How to Apply Ergonomics in Your Next Interior
Turning these ideas into a real space follows a fairly simple order. Start by defining who will use the room and how they will move through it, then measure against that group rather than a generic average. Bodies of children, adults, and older or disabled users differ, and the design should reflect the actual occupants.
From there, set the anchor dimensions first: seat and desk heights, main circulation widths, and reach zones for storage and controls. Layer lighting so task areas get enough light without glare, and keep screens away from direct window light. Finally, favor adjustable and modular furniture where you can, since it absorbs future changes without a full replacement.
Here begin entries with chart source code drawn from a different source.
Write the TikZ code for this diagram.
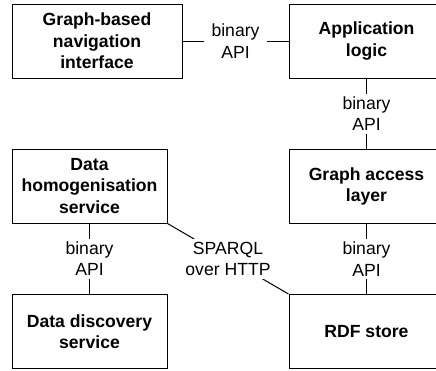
\documentclass[tikz,border=0pt]{standalone}
\usepackage{fontspec}
\setmainfont{Liberation Sans}
\tikzset{
	block/.style={draw, align=center, font=\bfseries\fontsize{17.6}{21.5}\selectfont,
		minimum width=155pt, minimum height=74pt, inner sep=0pt},
	link/.style={fill=white, align=center, font=\fontsize{17.6}{21.5}\selectfont,
		inner xsep=8pt, inner ysep=3pt}
}
\begin{document}
\begin{tikzpicture}[x=1pt,y=-1pt,line width=1pt]
	\clip (0,0) rectangle (436,370);
	% boxes
	\node[block, minimum width=170pt] (nav) at (97,41) {Graph-based\\navigation\\interface};
	\node[block] (app) at (366.5,41) {Application\\logic};
	\node[block] (access) at (366.5,186.5) {Graph access\\layer};
	\node[block] (homog) at (89.5,186) {Data\\homogenisation\\service};
	\node[block] (discov) at (89.5,331.5) {Data discovery\\service};
	\node[block] (rdf) at (366.5,331.5) {RDF store};
	% links
	\draw (nav) -- node[link] (navapi) {binary\\API} (app);
	\draw (app) -- node[link] (appapi) {binary\\API} (access);
	\draw (access) -- node[link] (accessapi) {binary\\API} (rdf);
	\draw (homog) -- node[link] (homogapi) {binary\\API} (discov);
	\draw (homog.south east) -- node[link] (sparql) {SPARQL\\over HTTP} (rdf.north west);
\end{tikzpicture}
\end{document}
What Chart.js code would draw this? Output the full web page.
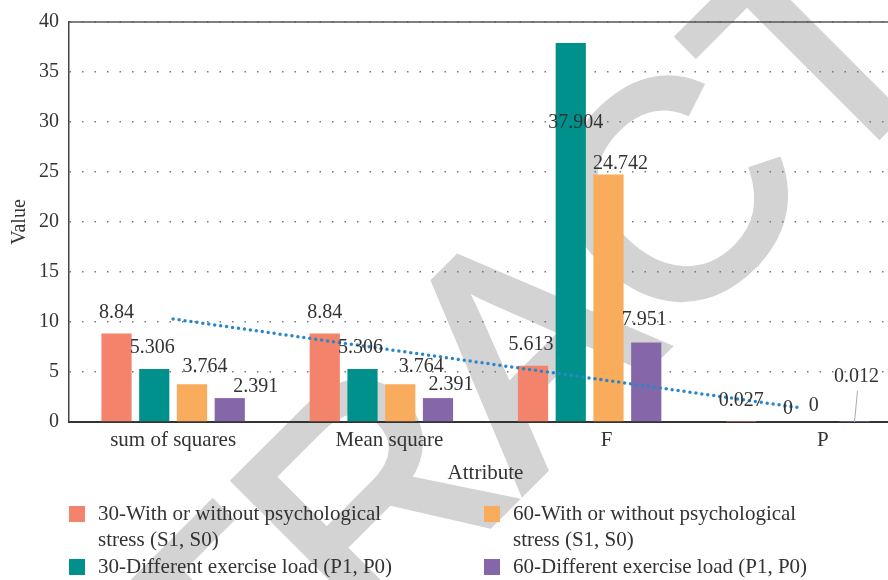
<!DOCTYPE html>
<html>
<head>
<meta charset="utf-8">
<script src="https://cdn.jsdelivr.net/npm/chart.js@4"></script>
<style>
  html, body { margin: 0; padding: 0; background: #fff; overflow: hidden; }
  #wrap { position: relative; width: 910px; height: 580px; }
</style>
</head>
<body>
<div id="wrap"><canvas id="myChart"></canvas></div>
<script>
const categories = ["sum of squares", "Mean square", "F", "P"];
const stress30 = [8.84, 8.84, 5.613, 0.027];
const load30 = [5.306, 5.306, 37.904, 0];
const stress60 = [3.764, 3.764, 24.742, 0];
const load60 = [2.391, 2.391, 7.951, 0.012];
const trendValues = [10.3, 7.35, 4.4, 1.45];
const yTicks = [0, 5, 10, 15, 20, 25, 30, 35, 40];

const colors = ["#f4836b", "#00918c", "#f8ac5c", "#8566a9"];
const serif = "'Liberation Serif', 'DejaVu Serif', serif";
const textColor = "#333";

// where the original figure moved some value labels (dx, dy)
const labelNudge = {
    "1-0": [-2, 0], "2-0": [13, 3], "3-0": [26, 10],
    "1-1": [-2, 0], "2-1": [21, 3], "3-1": [13, 8],
    "0-2": [-2, 0], "1-2": [5, 101], "2-2": [12, 10], "3-2": [-2, -2],
    "1-3": [9, 8], "2-3": [-3, 5], "3-3": [2, -24]
};
const tickNudge = [0, 8, 17, 25];

// legend: [dataset index, column x, row y]
const legendSlots = [[0, 69, 514], [1, 69, 567], [2, 484, 514], [3, 484, 567]];
const legendLines = [
    ["30-With or without psychological", "stress (S1, S0)"],
    ["30-Different exercise load (P1, P0)"],
    ["60-With or without psychological", "stress (S1, S0)"],
    ["60-Different exercise load (P1, P0)"]
];

const watermark = {
    id: "watermark",
    beforeDraw(chart) {
        const ctx = chart.ctx;
        ctx.save();
        ctx.translate(595, 419);
        ctx.rotate(-45 * Math.PI / 180);
        ctx.fillStyle = "#d3d3d3";
        ctx.strokeStyle = "#d3d3d3";
        ctx.lineWidth = 8;
        ctx.font = "306px 'Liberation Sans', Arial, sans-serif";
        ctx.textAlign = "center";
        ctx.textBaseline = "alphabetic";
        ctx.fillText("RETRACTED", 0, 0);
        ctx.strokeText("RETRACTED", 0, 0);
        ctx.restore();
    }
};

const extras = {
    id: "extras",
    afterDatasetsDraw(chart) {
        const ctx = chart.ctx;
        const area = chart.chartArea;
        ctx.save();
        ctx.strokeStyle = "#555";
        ctx.lineWidth = 1.5;
        ctx.beginPath();
        ctx.moveTo(area.left, area.top);
        ctx.lineTo(area.right, area.top);
        ctx.stroke();

        ctx.font = "20px " + serif;
        ctx.fillStyle = textColor;
        ctx.textAlign = "center";
        ctx.textBaseline = "middle";
        chart.data.datasets.forEach((ds, i) => {
            if (ds.type === "line") return;
            chart.getDatasetMeta(i).data.forEach((bar, j) => {
                const n = labelNudge[i + "-" + j] || [0, 0];
                const x = bar.x + n[0];
                const y = bar.y - 21 + n[1];
                ctx.fillText(String(ds.data[j]), x, y);
                if (i === 3 && j === 3) {
                    ctx.strokeStyle = "#aaa";
                    ctx.lineWidth = 1;
                    ctx.beginPath();
                    ctx.moveTo(x + 1, y + 14);
                    ctx.lineTo(x - 2, area.bottom);
                    ctx.stroke();
                }
            });
        });

        // category labels
        ctx.font = "21px " + serif;
        const xs = chart.scales.x;
        categories.forEach((c, i) => {
            ctx.fillText(c, xs.getPixelForValue(i) + tickNudge[i], 440);
        });
        ctx.restore();
    },
    afterDraw(chart) {
        const ctx = chart.ctx;
        ctx.save();
        ctx.font = "21px " + serif;
        ctx.textBaseline = "middle";
        ctx.textAlign = "left";
        legendSlots.forEach(([i, x, y]) => {
            ctx.fillStyle = chart.data.datasets[i].backgroundColor;
            ctx.fillRect(x, y - 8, 16, 16);
            ctx.fillStyle = textColor;
            legendLines[i].forEach((t, k) => ctx.fillText(t, x + 29, y + k * 26.5));
        });
        ctx.restore();
    }
};

const ctx = document.getElementById("myChart").getContext("2d");
new Chart(ctx, {
    type: "bar",
    data: {
        labels: categories,
        datasets: [
            { label: legendLines[0].join(" "), data: stress30, backgroundColor: colors[0], order: 1 },
            { label: legendLines[1].join(" "), data: load30, backgroundColor: colors[1], order: 1 },
            { label: legendLines[2].join(" "), data: stress60, backgroundColor: colors[2], order: 1 },
            { label: legendLines[3].join(" "), data: load60, backgroundColor: colors[3], order: 1 },
            {
                type: "line", label: "trend", data: trendValues, order: 0,
                borderColor: "#2b86c8", borderWidth: 3.5, borderDash: [0, 6],
                borderCapStyle: "round", pointRadius: 0, fill: false, tension: 0
            }
        ]
    },
    options: {
        responsive: true,
        maintainAspectRatio: false,
        animation: false,
        categoryPercentage: 0.725,
        barPercentage: 0.8,
        layout: { padding: { top: 20, right: 8, bottom: 94, left: 0 } },
        plugins: {
            legend: { display: false },
            tooltip: { enabled: false }
        },
        scales: {
            x: {
                grid: { display: false },
                border: { display: true, color: "#333", width: 2 },
                ticks: { display: false },
                title: { display: true, text: "Attribute", color: textColor, font: { family: serif, size: 21 }, padding: { top: 0, bottom: 0 } },
                afterFit(scale) { scale.height = 64; }
            },
            y: {
                min: 0,
                max: 40,
                afterBuildTicks(scale) { scale.ticks = yTicks.map(v => ({ value: v })); },
                grid: { color: "#777", lineWidth: 1.5, drawTicks: false },
                border: { display: true, color: "#444", width: 1.5, dash: [1.5, 11] },
                ticks: { color: textColor, font: { family: serif, size: 20 }, padding: 10 },
                title: { display: true, text: "Value", color: textColor, font: { family: serif, size: 20 }, padding: { top: 8, bottom: 0 } },
                afterFit(scale) { scale.width = 69; }
            }
        }
    },
    plugins: [watermark, extras]
});
</script>
</body>
</html>
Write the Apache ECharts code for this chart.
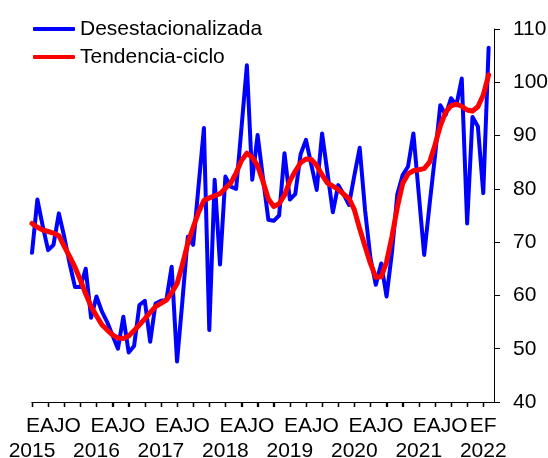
<!DOCTYPE html>
<html>
<head>
<meta charset="utf-8">
<script src="https://cdn.jsdelivr.net/npm/echarts/dist/echarts.min.js"></script>
<style>html,body{margin:0;padding:0;background:#fff}#c{width:548px;height:458px}</style>
</head>
<body>
<div id="c"></div>
<script>
// Monthly data, January 2015 .. February 2022
const years = ['2015', '2016', '2017', '2018', '2019', '2020', '2021', '2022'];
const yearLetters = ['EAJO', 'EAJO', 'EAJO', 'EAJO', 'EAJO', 'EAJO', 'EAJO', 'EF'];
const desestacionalizada = [
  68, 78, 73, 68.5, 69.5, 75.4, 71, 66, 61.6, 61.6, 65, 55.8,
  59.8, 57, 55, 52.5, 50, 56, 49.3, 50.5, 58.2, 59, 51.3, 58.5,
  59, 59.1, 65.4, 47.6, 59, 71, 69.5, 80.5, 91.4, 53.5, 81.7, 65.8,
  82.3, 80.4, 80, 91.5, 103.2, 81.7, 90.1, 82, 74.2, 74, 75, 86.7,
  78, 79, 86.5, 89.2, 84.5, 79.8, 90.4, 83, 75.6, 80.7, 79, 77,
  82.5, 87.7, 76, 67, 62, 66, 59.8, 68, 79, 82.6, 84.2, 90.4,
  79, 67.6, 77, 86, 95.7, 93.9, 97, 95.7, 100.7, 73.5, 93.5, 91.7,
  79.2, 106.5
];
const tendenciaCiclo = [
  73.5, 72.8, 72.3, 72, 71.7, 71.2, 69.2, 67.3, 65.3, 62.9, 60.3, 57.9,
  56.2, 54.5, 53.5, 52.6, 52, 51.9, 52.4, 53.4, 54.5, 55.6, 56.8, 57.9,
  58.5, 59.1, 60.5, 62.2, 65.8, 69.8, 72.8, 75.6, 77.8, 78.3, 78.7, 79.1,
  80.1, 81.1, 83, 85.3, 86.7, 85.9, 84.3, 81.4, 78.1, 76.7, 77.2, 78.8,
  81.5, 83.3, 84.9, 85.6, 85.5, 84.4, 82.6, 81.1, 80.5, 79.9, 79, 78.2,
  76.1, 72.5, 69.2, 66, 63.4, 63.5, 66.3, 71, 76.5, 81, 82.8, 83.4,
  83.6, 83.8, 85, 88.2, 91.8, 94.4, 95.6, 95.9, 95.5, 94.8, 94.6, 95.4,
  97.6, 101.4
];
const yTicks = { min: 40, max: 110, step: 10 };

// category slots: one per month plus one trailing empty slot
const categories = [];
for (let i = 0; i <= desestacionalizada.length; i++) {
  categories.push(years[0] * 1 + Math.floor(i / 12) + '-' + ((i % 12) + 1));
}
const nData = desestacionalizada.length;
const lastJan = Math.floor((nData - 1) / 12) * 12;
// quarterly tick positions (month indices)
const quarterTicks = [];
for (let i = 0; i < nData; i += 3) quarterTicks.push(i);

const FONT = 'Liberation Sans, Arial, sans-serif';
const chart = echarts.init(document.getElementById('c'));
chart.setOption({
  animation: false,
  backgroundColor: '#fff',
  textStyle: { fontFamily: FONT },
  grid: { left: 32, right: 54, top: 29, bottom: 56, containLabel: false, outerBoundsMode: 'none' },
  legend: {
    orient: 'vertical',
    left: 33,
    top: 18,
    padding: 0,
    itemWidth: 42,
    itemHeight: 4,
    itemGap: 6,
    icon: 'roundRect',
    textStyle: { fontSize: 21, color: '#000', fontFamily: FONT, lineHeight: 22 },
    data: ['Desestacionalizada', 'Tendencia-ciclo']
  },
  xAxis: [
    {
      // main axis: line, quarterly ticks and year labels under each January
      type: 'category',
      data: categories,
      position: 'bottom',
      boundaryGap: false,
      axisLine: { show: true, lineStyle: { color: '#000', width: 1 } },
      axisTick: {
        show: true,
        length: 5,
        interval: 2,
        lineStyle: { color: '#000', width: 1.3 }
      },
      axisLabel: {
        margin: 39,
        fontSize: 21,
        color: '#000',
        fontFamily: FONT,
        hideOverlap: false,
        interval: function (index) { return index % 12 === 0 && index < nData; },
        formatter: function (value, index) { return years[Math.floor(index / 12)]; }
      },
      splitLine: { show: false }
    },
    {
      // month-initial labels of each year
      type: 'category',
      data: categories,
      position: 'bottom',
      boundaryGap: false,
      axisLine: { show: false },
      axisTick: { show: false },
      axisLabel: {
        margin: 14,
        fontSize: 21,
        color: '#000',
        fontFamily: FONT,
        hideOverlap: false,
        interval: function (index) {
          if (index === lastJan) return true;
          return index % 12 === 4 && index < lastJan;
        },
        formatter: function (value, index) { return yearLetters[Math.floor(index / 12)]; }
      },
      splitLine: { show: false }
    }
  ],
  yAxis: {
    type: 'value',
    position: 'right',
    min: yTicks.min,
    max: yTicks.max,
    interval: yTicks.step,
    axisLine: { show: true, onZero: false, lineStyle: { color: '#000', width: 1 } },
    axisTick: { show: true, length: 6, lineStyle: { color: '#000', width: 1 } },
    axisLabel: { margin: 19, fontSize: 21, color: '#000', fontFamily: FONT },
    splitLine: { show: false }
  },
  series: [
    {
      name: 'Desestacionalizada',
      type: 'line',
      data: desestacionalizada,
      showSymbol: false,
      symbol: 'none',
      color: '#0000FF',
      lineStyle: { color: '#0000FF', width: 4, join: 'round', cap: 'round' }
    },
    {
      name: 'Tendencia-ciclo',
      type: 'line',
      data: tendenciaCiclo,
      showSymbol: false,
      symbol: 'none',
      color: '#FF0000',
      lineStyle: { color: '#FF0000', width: 5, join: 'round', cap: 'round' }
    },
    {
      // quarterly tick marks under the category axis, placed through the axis scale
      name: 'ticks',
      type: 'custom',
      silent: true,
      clip: false,
      z: 10,
      data: quarterTicks.map(function (i) { return [i, yTicks.min]; }),
      renderItem: function (params, api) {
        const p = api.coord([api.value(0), api.value(1)]);
        const x = Math.round(p[0]) + 0.5;
        const y = Math.round(p[1]);
        return {
          type: 'line',
          shape: { x1: x, y1: y, x2: x, y2: y + 5 },
          style: { stroke: '#000', lineWidth: 1.3 }
        };
      }
    }
  ]
});
</script>
</body>
</html>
Professional bodies such as the Human Factors and Ergonomics Society and public guidance from the CDC and NIOSH are useful references when you want measured backing for a decision.
For screen-heavy rooms, the OSHA computer workstations eTool is a practical checklist, and design coverage under the ArchDaily ergonomics tag shows how firms apply these ideas in built projects. Furniture-specific safety and dimensional standards are maintained by BIFMA, which is worth checking when specifying commercial seating and desks.
Building codes and accessibility requirements vary by jurisdiction, so confirm clearances and dimensions with local regulations before finalizing a design.

What This Means for Your Next Project
Your Next Step: Before you choose a single finish or color, pull the key dimensions for your users, seat height, desk height, walkway width, and light levels, and sketch the layout against those numbers first. Getting the body-fit right at the start is far cheaper than correcting an uncomfortable room after it is built.